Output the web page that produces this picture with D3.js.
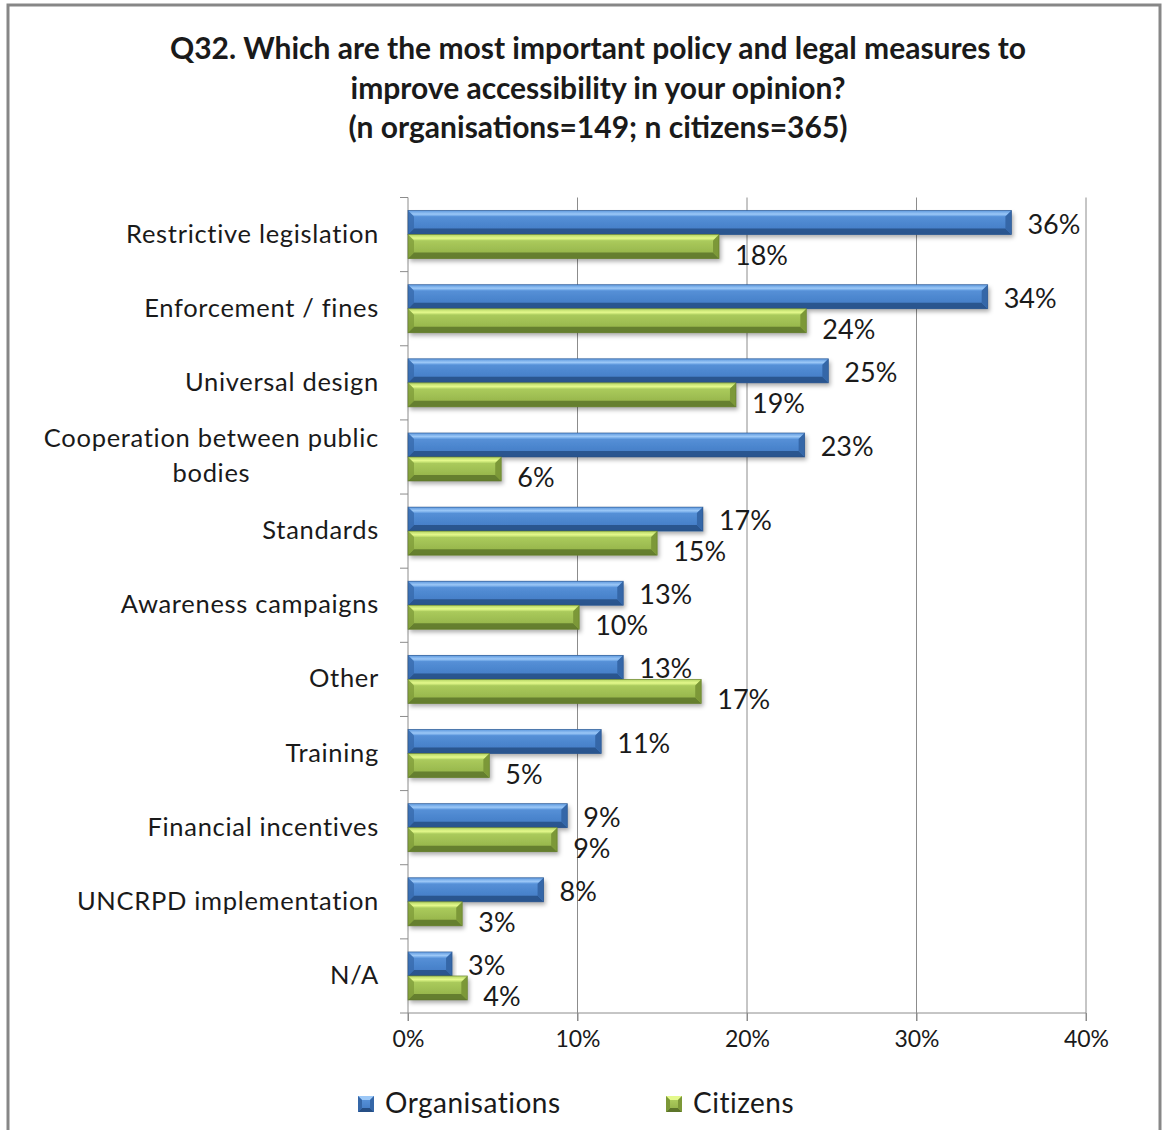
<!DOCTYPE html>
<html>
<head>
<meta charset="utf-8">
<script src="https://cdn.jsdelivr.net/npm/d3@7"></script>
<style>
  html, body { margin: 0; padding: 0; background: #fff; }
  svg { display: block; }
  text { font-family: Lato, "Open Sans", sans-serif; fill: #1a1a1a; }
</style>
</head>
<body>
<svg id="chart" width="1163" height="1130"></svg>
<script>
// Survey answers, share of respondents (%)
const categories = [
  ["Restrictive legislation"],
  ["Enforcement / fines"],
  ["Universal design"],
  ["Cooperation between public", "bodies"],
  ["Standards"],
  ["Awareness campaigns"],
  ["Other"],
  ["Training"],
  ["Financial incentives"],
  ["UNCRPD implementation"],
  ["N/A"]
];
const organisations = [35.6, 34.2, 24.8, 23.4, 17.4, 12.7, 12.7, 11.4, 9.4, 8.0, 2.6];
const citizens      = [18.35, 23.5, 19.35, 5.5, 14.7, 10.1, 17.3, 4.8, 8.8, 3.2, 3.5];
const seriesNames = ["Organisations", "Citizens"];
const xTicks = [0, 10, 20, 30, 40];
const titleLines = [
  "Q32. Which are the most important policy and legal measures to",
  "improve accessibility in your opinion?",
  "(n organisations=149; n citizens=365)"
];

const svg = d3.select("#chart");
const defs = svg.append("defs");

// Bevelled bar palettes
const palettes = {
  Organisations: { top: "#9cc8f7", faceA: "#5d98de", faceB: "#3f78c2", bottom: "#264f85", end: "#3567a8", labelDy: 2 },
  Citizens:      { top: "#e4f98c", faceA: "#b4d464", faceB: "#8fae45", bottom: "#5d752a", end: "#7c9838", labelDy: 9 }
};
Object.entries(palettes).forEach(([name, p]) => {
  const g = defs.append("linearGradient").attr("id", "face-" + name)
    .attr("x1", 0).attr("y1", 0).attr("x2", 0).attr("y2", 1);
  g.append("stop").attr("offset", "0%").attr("stop-color", p.faceA);
  g.append("stop").attr("offset", "100%").attr("stop-color", p.faceB);
  const t = defs.append("linearGradient").attr("id", "top-" + name)
    .attr("x1", 0).attr("y1", 0).attr("x2", 0).attr("y2", 1);
  t.append("stop").attr("offset", "0%").attr("stop-color", p.faceA);
  t.append("stop").attr("offset", "60%").attr("stop-color", p.top);
  t.append("stop").attr("offset", "100%").attr("stop-color", p.faceA);
});
const shadow = defs.append("filter").attr("id", "shadow")
  .attr("x", "-5%").attr("y", "-30%").attr("width", "115%").attr("height", "180%");
shadow.append("feDropShadow").attr("dx", 2).attr("dy", 3)
  .attr("stdDeviation", 2.2).attr("flood-color", "#000").attr("flood-opacity", 0.32);

// Outer frame
svg.append("rect").attr("x", 8).attr("y", 5).attr("width", 1152).attr("height", 1140)
  .attr("fill", "#fff").attr("stroke", "#878787").attr("stroke-width", 3);

// Title
svg.append("g").selectAll("text").data(titleLines).join("text")
  .attr("x", 598).attr("y", (d, i) => 59 + i * 39.5)
  .attr("text-anchor", "middle")
  .style("font-size", "30px").style("font-weight", 700)
  .text(d => d);

// Scales
const x = d3.scaleLinear().domain([0, 40]).range([408, 1086]);
const y = d3.scaleBand().domain(d3.range(categories.length)).range([197.5, 1013]);
const bw = y.bandwidth();
const y1 = d3.scaleBand().domain(seriesNames).range([bw * 0.176, bw * 0.824]);
const bh = y1.bandwidth();

const plotBottom = y.range()[1];
const plotTop = y.range()[0];

// Vertical gridlines
svg.append("g").selectAll("line").data(xTicks.slice(1)).join("line")
  .attr("x1", d => x(d)).attr("x2", d => x(d))
  .attr("y1", plotTop).attr("y2", plotBottom + 8)
  .attr("stroke", "#8c8c8c").attr("stroke-width", 1);

// Bottom axis
const xAxis = svg.append("g").attr("transform", `translate(0,${plotBottom})`)
  .call(d3.axisBottom(x).tickValues(xTicks).tickFormat(d => d + "%").tickSize(8).tickPadding(10));
xAxis.select(".domain").attr("stroke", "#8c8c8c").attr("d", `M${x(0)},0H${x(40)}`);
xAxis.selectAll(".tick line").attr("stroke", "#8c8c8c");
xAxis.selectAll(".tick text").style("font-size", "23px").style("font-family", "Lato, 'Open Sans', sans-serif")
  .attr("fill", "#262626");

// Left axis with ticks at category boundaries
const boundaries = d3.range(categories.length + 1).map(i => plotTop + i * y.step());
svg.append("line").attr("x1", x(0)).attr("x2", x(0)).attr("y1", plotTop).attr("y2", plotBottom + 8)
  .attr("stroke", "#8c8c8c");
svg.append("g").selectAll("line").data(boundaries).join("line")
  .attr("x1", x(0) - 8).attr("x2", x(0)).attr("y1", d => d).attr("y2", d => d)
  .attr("stroke", "#8c8c8c");

// Category labels: right-aligned blocks, lines centred within each block
const labelRight = 379;
const catG = svg.append("g").selectAll("text").data(categories).join("text")
  .attr("text-anchor", "middle")
  .style("font-size", "25.5px")
  .style("letter-spacing", "0.7px")
  .attr("fill", "#1a1a1a");
catG.each(function (lines, i) {
  const t = d3.select(this);
  const cy = y(i) + bw / 2;
  const spans = lines.map((ln, j) =>
    t.append("tspan").attr("x", 0)
      .attr("y", cy + 8 + (j - (lines.length - 1) / 2) * 35).text(ln));
  const w = d3.max(spans, s => s.node().getComputedTextLength());
  spans.forEach(s => s.attr("x", labelRight - w / 2));
});

// Bars
const rows = categories.map((c, i) => ({
  i,
  values: [
    { series: "Organisations", v: organisations[i] },
    { series: "Citizens", v: citizens[i] }
  ]
}));

const rowG = svg.append("g").selectAll("g").data(rows).join("g")
  .attr("transform", d => `translate(0,${y(d.i)})`);

const bar = rowG.selectAll("g.bar").data(d => d.values).join("g")
  .attr("class", "bar")
  .attr("transform", d => `translate(${x(0)},${y1(d.series)})`);

bar.each(function (d) {
  const g = d3.select(this);
  const p = palettes[d.series];
  const w = x(d.v) - x(0);
  const h = bh;
  const b = Math.min(6, w / 2);
  g.append("rect").attr("width", w).attr("height", h)
    .attr("fill", `url(#face-${d.series})`).attr("filter", "url(#shadow)");
  // top bevel
  g.append("path").attr("d", `M0,0H${w}L${w - b},${b}H${b}Z`).attr("fill", `url(#top-${d.series})`);
  // bottom bevel
  g.append("path").attr("d", `M0,${h}H${w}L${w - b},${h - b}H${b}Z`).attr("fill", p.bottom).attr("opacity", 0.85);
  // right end bevel
  g.append("path").attr("d", `M${w},0V${h}L${w - b},${h - b}V${b}Z`).attr("fill", p.end);
  // left end bevel
  g.append("path").attr("d", `M0,0V${h}L${b},${h - b}V${b}Z`).attr("fill", p.end).attr("opacity", 0.7);
  g.append("rect").attr("width", w).attr("height", h).attr("fill", "none")
    .attr("stroke", p.bottom).attr("stroke-width", 0.8).attr("stroke-opacity", 0.7);
});

// Value labels
rowG.selectAll("text.val").data(d => d.values).join("text")
  .attr("class", "val")
  .attr("x", d => x(d.v) + 16)
  .attr("y", d => y1(d.series) + bh / 2 + 9 + palettes[d.series].labelDy)
  .style("font-size", "27px")
  .attr("fill", "#1a1a1a")
  .text(d => Math.round(d.v) + "%");

// Legend
const legend = svg.append("g").selectAll("g").data(seriesNames).join("g")
  .attr("transform", (d, i) => `translate(${i === 0 ? 358 : 666},1096)`);
legend.each(function (name) {
  const g = d3.select(this);
  const p = palettes[name];
  const s = 16, b = 4;
  g.append("rect").attr("width", s).attr("height", s).attr("fill", `url(#face-${name})`);
  g.append("path").attr("d", `M0,0H${s}L${s - b},${b}H${b}Z`).attr("fill", p.top);
  g.append("path").attr("d", `M0,${s}H${s}L${s - b},${s - b}H${b}Z`).attr("fill", p.bottom);
  g.append("path").attr("d", `M${s},0V${s}L${s - b},${s - b}V${b}Z`).attr("fill", p.end);
  g.append("path").attr("d", `M0,0V${s}L${b},${s - b}V${b}Z`).attr("fill", p.end);
  g.append("text").attr("x", 27).attr("y", 17).style("font-size", "28px")
    .style("letter-spacing", "0.5px").text(name);
});
</script>
</body>
</html>
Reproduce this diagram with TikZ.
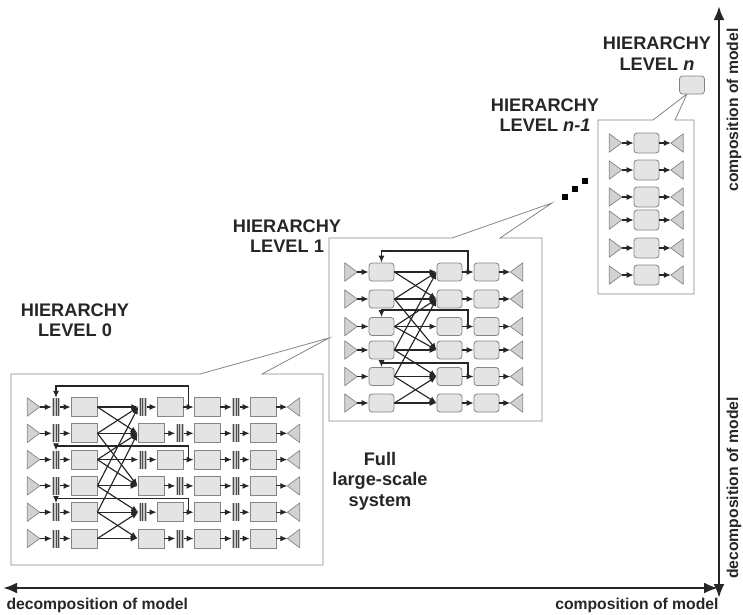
\documentclass[tikz,border=0pt]{standalone}
\usepackage{fontspec}
\setmainfont{Liberation Sans}
\usetikzlibrary{arrows.meta, positioning, calc}
\definecolor{boxfill}{HTML}{E4E4E4}
\definecolor{boxline}{HTML}{858585}
\definecolor{barline}{HTML}{4A4A4A}

\tikzset{
  blk/.style={draw=boxline, fill=boxfill, minimum width=26, minimum height=19, inner sep=0, line width=0.8},
  rblk/.style={blk, minimum width=25, minimum height=18, rounded corners=3},
  bar/.style={fill=boxfill!70!gray, minimum width=8, minimum height=18, inner sep=0,
    path picture={\foreach \dx in {-2.6,0,2.6}
      \draw[barline, line width=0.8] ([xshift=\dx pt]path picture bounding box.north) -- ([xshift=\dx pt]path picture bounding box.south);}},
  trisrc/.style={minimum width=12, minimum height=18, inner sep=0},
  tri/.style={draw=boxline, fill=boxfill!92!black, line width=0.7, line join=round},
  arr/.style={-{Latex[length=7pt, width=6pt]}, line width=1.15, black!85},
  frame/.style={draw=boxline, line width=0.8},
  lvl/.style={font=\fontsize{18.2}{20.5}\selectfont\bfseries, align=center, text=black!85},
  axlbl/.style={font=\fontsize{15.7}{18}\selectfont\bfseries, text=black!85},
  axis/.style={{Latex[length=14pt,width=11pt]}-{Latex[length=14pt,width=11pt]}, line width=2.6, black!85},
  dot/.style={fill=black, minimum size=5.5, inner sep=0},
}

\begin{document}
\begin{tikzpicture}[x=1pt, y=-1pt]
\useasboundingbox (0,0) rectangle (743,614);

% Level 0: full system
\draw[frame] (11,374) -- (200,374) -- (329,338) -- (262,374) -- (323,374) -- (323,565) -- (11,565) -- cycle;
\foreach \i in {1,...,6} {
  \pgfmathsetmacro\ry{407+26.3*(\i-1)}
  \node[trisrc] (z-src-\i) at (33.5,\ry) {};
  \node[bar] (z-bara-\i) at (56,\ry) {};
  \node[blk] (z-boxa-\i) at (84,\ry) {};
  \ifodd\i
    \node[bar] (z-in-\i) at (142.5,\ry) {};
    \node[blk] (z-mid-\i) at (170,\ry) {};
  \else
    \node[blk] (z-in-\i) at (151,\ry) {};
    \node[bar] (z-mid-\i) at (179.5,\ry) {};
  \fi
  \node[blk] (z-boxc-\i) at (207,\ry) {};
  \node[bar] (z-barc-\i) at (236,\ry) {};
  \node[blk] (z-boxd-\i) at (263,\ry) {};
  \node[trisrc] (z-snk-\i) at (293.5,\ry) {};
  \draw[tri] (z-src-\i.north west) -- (z-src-\i.east) -- (z-src-\i.south west) -- cycle;
  \draw[tri] (z-snk-\i.north east) -- (z-snk-\i.west) -- (z-snk-\i.south east) -- cycle;
  \draw[arr] (z-src-\i) -- (z-bara-\i);
  \draw[arr] (z-bara-\i) -- (z-boxa-\i);
  \draw[arr] (z-in-\i) -- (z-mid-\i);
  \draw[arr] (z-mid-\i) -- (z-boxc-\i);
  \draw[arr] (z-boxc-\i) -- (z-barc-\i);
  \draw[arr] (z-barc-\i) -- (z-boxd-\i);
  \draw[arr] (z-boxd-\i) -- (z-snk-\i);
}
\foreach \a/\b in {1/1,1/2,2/1,2/2,2/4,3/2,3/3,3/4,4/1,4/4,4/5,5/2,5/5,5/6,6/5,6/6}
  \draw[arr] (z-boxa-\a.east) -- (z-in-\b.west);
\foreach \i/\h in {1/21,3/13.6,5/14} {
  \coordinate (z-tap-\i) at ($(z-mid-\i.east)!0.5!(z-boxc-\i.west)$);
  \draw[arr] (z-tap-\i) -- ++(0,-\h) -| (z-bara-\i.north);
}

% Level 1
\draw[frame] (329,238) -- (452,238) -- (552,203) -- (500,238) -- (542,238) -- (542,421) -- (329,421) -- cycle;
\foreach \i/\ry in {1/272, 2/299, 3/326.5, 4/350, 5/376.5, 6/403} {
  \node[trisrc] (o-src-\i) at (351,\ry) {};
  \node[rblk] (o-boxa-\i) at (381.5,\ry) {};
  \node[rblk] (o-in-\i) at (449.5,\ry) {};
  \node[rblk] (o-boxc-\i) at (486.5,\ry) {};
  \node[trisrc] (o-snk-\i) at (516.5,\ry) {};
  \draw[tri] (o-src-\i.north west) -- (o-src-\i.east) -- (o-src-\i.south west) -- cycle;
  \draw[tri] (o-snk-\i.north east) -- (o-snk-\i.west) -- (o-snk-\i.south east) -- cycle;
  \draw[arr] (o-src-\i) -- (o-boxa-\i);
  \draw[arr] (o-in-\i) -- (o-boxc-\i);
  \draw[arr] (o-boxc-\i) -- (o-snk-\i);
}
\foreach \a/\b in {1/1,1/2,2/1,2/2,2/4,3/2,3/3,3/4,4/1,4/4,4/5,5/2,5/5,5/6,6/5,6/6}
  \draw[arr] (o-boxa-\a.east) -- (o-in-\b.west);
\foreach \i/\h in {1/21,3/16.5,5/13.5} {
  \coordinate (o-tap-\i) at ($(o-in-\i.east)!0.5!(o-boxc-\i.west)$);
  \draw[arr] (o-tap-\i) -- ++(0,-\h) -| (o-boxa-\i.north);
}

% Level n-1
\draw[frame] (598,120) -- (653,120) -- (687,94) -- (675,120) -- (694,120) -- (694,294) -- (598,294) -- cycle;
\foreach \i/\ry in {1/143, 2/170, 3/197, 4/220, 5/248, 6/275} {
  \node[trisrc] (m-src-\i) at (615.5,\ry) {};
  \node[rblk, minimum height=20] (m-box-\i) at (646.5,\ry) {};
  \node[trisrc] (m-snk-\i) at (677,\ry) {};
  \draw[tri] (m-src-\i.north west) -- (m-src-\i.east) -- (m-src-\i.south west) -- cycle;
  \draw[tri] (m-snk-\i.north east) -- (m-snk-\i.west) -- (m-snk-\i.south east) -- cycle;
  \draw[arr] (m-src-\i) -- (m-box-\i);
  \draw[arr] (m-box-\i) -- (m-snk-\i);
}

% Level n
\node[rblk] (top) at (692,85) {};

% dots between levels
\node[dot] (dot-a) at (565,197) {};
\node[dot] (dot-b) at (575,189) {};
\node[dot] (dot-c) at (585,181) {};

% Labels
\node[lvl] (lab-n) at (657,53.5) {HIERARCHY\\LEVEL \textit{n}};
\node[lvl] (lab-n1) at (545,115) {HIERARCHY\\LEVEL \textit{n-1}};
\node[lvl] (lab-1) at (287,236) {HIERARCHY\\LEVEL 1};
\node[lvl] (lab-0) at (75,320) {HIERARCHY\\LEVEL 0};
\node[lvl] (full) at (380,481) {Full\\large-scale\\system};

% Axes
\coordinate (ax-l) at (3,588);
\coordinate (ax-r) at (718,588);
\coordinate (ax-t) at (719,6);
\coordinate (ax-b) at (719,598);
\draw[axis] (ax-l) -- (ax-r);
\draw[axis] (ax-t) -- (ax-b);
\node[axlbl, anchor=west] (dec-h) at (3,605) {decomposition of model};
\node[axlbl, anchor=east] (com-h) at (722,605) {composition of model};
\node[axlbl, rotate=90] (com-v) at (734,110) {composition of model};
\node[axlbl, rotate=90] (dec-v) at (734,488) {decomposition of model};
\end{tikzpicture}
\end{document}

(PROBLEM TO WORK ON) Check every line of the listing for the string "this" and report how many lines have it, as a number alone.

(RESULT BELOW) 5